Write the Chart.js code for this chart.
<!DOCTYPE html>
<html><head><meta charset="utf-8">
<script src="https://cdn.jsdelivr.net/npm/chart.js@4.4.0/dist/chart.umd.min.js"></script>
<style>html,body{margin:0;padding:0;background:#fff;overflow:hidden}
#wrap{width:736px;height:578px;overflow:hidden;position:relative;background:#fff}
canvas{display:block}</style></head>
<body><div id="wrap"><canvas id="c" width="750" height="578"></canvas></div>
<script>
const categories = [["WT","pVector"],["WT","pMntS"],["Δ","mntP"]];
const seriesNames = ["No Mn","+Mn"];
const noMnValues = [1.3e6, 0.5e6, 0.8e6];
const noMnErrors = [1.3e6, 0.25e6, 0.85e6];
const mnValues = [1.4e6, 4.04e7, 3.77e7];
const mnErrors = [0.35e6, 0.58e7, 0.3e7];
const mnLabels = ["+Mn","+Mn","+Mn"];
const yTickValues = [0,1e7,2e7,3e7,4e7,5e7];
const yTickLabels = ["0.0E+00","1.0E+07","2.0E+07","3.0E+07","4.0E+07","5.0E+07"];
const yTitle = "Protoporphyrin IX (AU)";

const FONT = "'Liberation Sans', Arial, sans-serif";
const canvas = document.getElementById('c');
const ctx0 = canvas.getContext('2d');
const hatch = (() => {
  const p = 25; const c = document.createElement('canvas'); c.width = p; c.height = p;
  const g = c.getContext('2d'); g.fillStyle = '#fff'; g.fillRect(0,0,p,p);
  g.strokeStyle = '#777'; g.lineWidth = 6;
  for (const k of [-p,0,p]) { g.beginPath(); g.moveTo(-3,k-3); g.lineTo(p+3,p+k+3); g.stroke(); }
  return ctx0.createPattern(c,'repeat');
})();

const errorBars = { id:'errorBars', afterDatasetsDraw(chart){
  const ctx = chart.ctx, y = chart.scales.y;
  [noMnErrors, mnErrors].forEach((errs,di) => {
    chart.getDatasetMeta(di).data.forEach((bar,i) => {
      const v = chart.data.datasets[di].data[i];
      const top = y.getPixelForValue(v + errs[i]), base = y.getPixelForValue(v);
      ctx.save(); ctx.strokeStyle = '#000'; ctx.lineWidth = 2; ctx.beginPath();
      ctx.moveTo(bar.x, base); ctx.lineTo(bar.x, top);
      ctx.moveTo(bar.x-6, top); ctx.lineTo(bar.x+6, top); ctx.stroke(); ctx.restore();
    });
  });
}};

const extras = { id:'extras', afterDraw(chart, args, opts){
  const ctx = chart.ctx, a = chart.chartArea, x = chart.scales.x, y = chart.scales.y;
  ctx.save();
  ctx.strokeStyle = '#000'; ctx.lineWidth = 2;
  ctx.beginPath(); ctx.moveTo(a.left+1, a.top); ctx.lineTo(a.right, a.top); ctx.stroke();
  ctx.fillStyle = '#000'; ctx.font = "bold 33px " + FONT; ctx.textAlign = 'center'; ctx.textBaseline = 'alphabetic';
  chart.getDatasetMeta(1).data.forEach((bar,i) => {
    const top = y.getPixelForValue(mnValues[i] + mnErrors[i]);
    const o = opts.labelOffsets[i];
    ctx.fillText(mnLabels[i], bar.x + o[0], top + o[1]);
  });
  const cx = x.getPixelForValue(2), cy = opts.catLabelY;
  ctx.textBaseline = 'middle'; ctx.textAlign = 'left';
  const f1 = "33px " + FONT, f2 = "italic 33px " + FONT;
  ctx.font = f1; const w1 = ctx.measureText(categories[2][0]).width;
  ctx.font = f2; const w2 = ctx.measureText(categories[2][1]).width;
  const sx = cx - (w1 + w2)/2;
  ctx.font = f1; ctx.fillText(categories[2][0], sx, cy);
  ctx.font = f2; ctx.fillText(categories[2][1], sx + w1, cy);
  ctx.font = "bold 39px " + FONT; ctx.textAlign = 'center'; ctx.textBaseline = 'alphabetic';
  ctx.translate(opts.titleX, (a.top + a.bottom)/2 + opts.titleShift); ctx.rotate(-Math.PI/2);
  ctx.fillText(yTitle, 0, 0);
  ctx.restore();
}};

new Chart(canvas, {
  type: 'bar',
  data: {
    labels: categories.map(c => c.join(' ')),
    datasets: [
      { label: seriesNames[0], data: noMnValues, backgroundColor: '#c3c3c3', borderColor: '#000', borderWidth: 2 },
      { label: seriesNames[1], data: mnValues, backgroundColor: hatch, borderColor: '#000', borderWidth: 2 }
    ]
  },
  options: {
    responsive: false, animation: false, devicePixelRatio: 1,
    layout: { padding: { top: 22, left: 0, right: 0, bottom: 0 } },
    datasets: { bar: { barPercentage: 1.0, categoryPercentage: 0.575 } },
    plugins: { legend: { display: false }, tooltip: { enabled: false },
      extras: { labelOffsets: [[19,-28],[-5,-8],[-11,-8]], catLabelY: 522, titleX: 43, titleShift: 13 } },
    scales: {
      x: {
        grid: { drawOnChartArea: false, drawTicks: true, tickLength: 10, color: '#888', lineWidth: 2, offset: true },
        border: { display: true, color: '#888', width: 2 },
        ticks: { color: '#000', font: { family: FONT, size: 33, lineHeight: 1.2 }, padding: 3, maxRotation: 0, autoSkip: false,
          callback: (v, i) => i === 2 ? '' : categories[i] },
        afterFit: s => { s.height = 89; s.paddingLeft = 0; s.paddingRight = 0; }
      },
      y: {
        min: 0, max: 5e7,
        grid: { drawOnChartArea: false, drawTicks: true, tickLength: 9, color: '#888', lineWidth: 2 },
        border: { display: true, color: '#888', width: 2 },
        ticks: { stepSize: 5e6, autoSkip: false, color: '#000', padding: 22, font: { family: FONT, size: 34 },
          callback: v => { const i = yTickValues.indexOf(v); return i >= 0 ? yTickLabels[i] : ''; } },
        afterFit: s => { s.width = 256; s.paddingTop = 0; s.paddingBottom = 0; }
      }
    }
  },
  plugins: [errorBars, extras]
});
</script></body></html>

□ □ □ □ □ □ □

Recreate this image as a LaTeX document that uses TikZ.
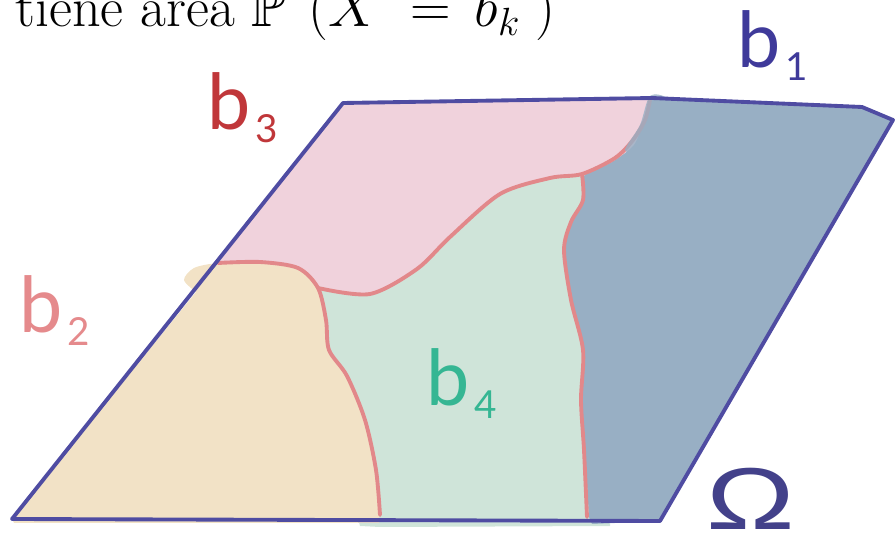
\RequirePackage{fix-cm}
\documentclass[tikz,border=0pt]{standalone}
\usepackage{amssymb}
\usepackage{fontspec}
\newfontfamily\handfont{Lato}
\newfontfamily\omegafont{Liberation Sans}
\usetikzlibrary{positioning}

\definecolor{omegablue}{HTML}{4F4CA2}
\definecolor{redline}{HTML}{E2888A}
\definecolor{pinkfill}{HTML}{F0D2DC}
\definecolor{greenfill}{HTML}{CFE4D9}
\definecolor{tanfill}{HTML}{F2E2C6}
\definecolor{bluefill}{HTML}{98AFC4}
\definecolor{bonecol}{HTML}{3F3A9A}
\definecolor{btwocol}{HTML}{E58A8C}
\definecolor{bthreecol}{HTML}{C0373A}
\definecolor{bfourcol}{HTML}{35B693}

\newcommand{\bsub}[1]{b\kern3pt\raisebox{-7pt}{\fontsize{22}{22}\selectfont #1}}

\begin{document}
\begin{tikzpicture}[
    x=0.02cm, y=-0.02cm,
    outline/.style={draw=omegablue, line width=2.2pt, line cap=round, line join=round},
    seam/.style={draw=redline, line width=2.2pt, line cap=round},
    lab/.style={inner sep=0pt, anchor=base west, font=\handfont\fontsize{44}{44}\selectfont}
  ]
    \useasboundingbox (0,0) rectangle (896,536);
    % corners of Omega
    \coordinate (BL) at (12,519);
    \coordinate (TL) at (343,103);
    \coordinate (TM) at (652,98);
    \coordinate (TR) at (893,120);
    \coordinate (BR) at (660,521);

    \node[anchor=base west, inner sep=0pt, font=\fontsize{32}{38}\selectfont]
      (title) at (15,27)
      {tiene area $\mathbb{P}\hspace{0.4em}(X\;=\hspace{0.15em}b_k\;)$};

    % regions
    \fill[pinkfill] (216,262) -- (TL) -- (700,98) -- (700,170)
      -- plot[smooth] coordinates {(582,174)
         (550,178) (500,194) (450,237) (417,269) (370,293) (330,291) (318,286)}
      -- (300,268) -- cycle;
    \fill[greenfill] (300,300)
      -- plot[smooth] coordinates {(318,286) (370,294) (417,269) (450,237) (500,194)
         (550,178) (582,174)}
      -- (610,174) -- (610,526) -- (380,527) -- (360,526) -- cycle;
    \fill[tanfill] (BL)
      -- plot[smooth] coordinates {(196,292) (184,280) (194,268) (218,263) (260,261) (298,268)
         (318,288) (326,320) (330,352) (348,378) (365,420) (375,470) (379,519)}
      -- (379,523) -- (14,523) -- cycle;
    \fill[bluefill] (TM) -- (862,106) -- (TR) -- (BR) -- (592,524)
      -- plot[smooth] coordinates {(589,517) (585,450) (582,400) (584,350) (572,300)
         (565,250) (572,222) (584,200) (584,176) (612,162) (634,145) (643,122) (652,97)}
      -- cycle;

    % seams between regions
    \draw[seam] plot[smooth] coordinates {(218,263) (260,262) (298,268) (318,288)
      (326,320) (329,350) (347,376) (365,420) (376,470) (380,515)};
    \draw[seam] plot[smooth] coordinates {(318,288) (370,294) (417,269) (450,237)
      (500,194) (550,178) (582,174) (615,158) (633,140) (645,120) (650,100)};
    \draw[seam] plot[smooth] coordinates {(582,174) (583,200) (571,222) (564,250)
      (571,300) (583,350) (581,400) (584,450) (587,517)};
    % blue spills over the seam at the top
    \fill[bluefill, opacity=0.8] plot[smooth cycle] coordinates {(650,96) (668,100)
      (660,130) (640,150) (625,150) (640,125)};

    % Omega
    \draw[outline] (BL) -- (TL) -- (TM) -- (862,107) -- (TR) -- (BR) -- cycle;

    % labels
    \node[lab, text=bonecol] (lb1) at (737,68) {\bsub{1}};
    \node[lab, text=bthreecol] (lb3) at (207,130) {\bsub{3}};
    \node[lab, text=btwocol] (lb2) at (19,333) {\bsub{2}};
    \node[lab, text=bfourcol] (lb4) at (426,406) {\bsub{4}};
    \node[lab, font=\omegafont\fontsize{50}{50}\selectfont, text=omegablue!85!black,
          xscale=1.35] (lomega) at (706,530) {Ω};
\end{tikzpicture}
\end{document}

□ □ □ □ □ □ □

◆ **TASK DIRECTIONS**: Extract exactly, and only, the lines from the one with "Recreate this image" to the one with "(BR) at (660,521);", both ends counted. Leave the images behind.

◆ **COMPLETE ANSWER**:
Recreate this image as a LaTeX document that uses TikZ.
\RequirePackage{fix-cm}
\documentclass[tikz,border=0pt]{standalone}
\usepackage{amssymb}
\usepackage{fontspec}
\newfontfamily\handfont{Lato}
\newfontfamily\omegafont{Liberation Sans}
\usetikzlibrary{positioning}

\definecolor{omegablue}{HTML}{4F4CA2}
\definecolor{redline}{HTML}{E2888A}
\definecolor{pinkfill}{HTML}{F0D2DC}
\definecolor{greenfill}{HTML}{CFE4D9}
\definecolor{tanfill}{HTML}{F2E2C6}
\definecolor{bluefill}{HTML}{98AFC4}
\definecolor{bonecol}{HTML}{3F3A9A}
\definecolor{btwocol}{HTML}{E58A8C}
\definecolor{bthreecol}{HTML}{C0373A}
\definecolor{bfourcol}{HTML}{35B693}

\newcommand{\bsub}[1]{b\kern3pt\raisebox{-7pt}{\fontsize{22}{22}\selectfont #1}}

\begin{document}
\begin{tikzpicture}[
    x=0.02cm, y=-0.02cm,
    outline/.style={draw=omegablue, line width=2.2pt, line cap=round, line join=round},
    seam/.style={draw=redline, line width=2.2pt, line cap=round},
    lab/.style={inner sep=0pt, anchor=base west, font=\handfont\fontsize{44}{44}\selectfont}
  ]
    \useasboundingbox (0,0) rectangle (896,536);
    % corners of Omega
    \coordinate (BL) at (12,519);
    \coordinate (TL) at (343,103);
    \coordinate (TM) at (652,98);
    \coordinate (TR) at (893,120);
    \coordinate (BR) at (660,521);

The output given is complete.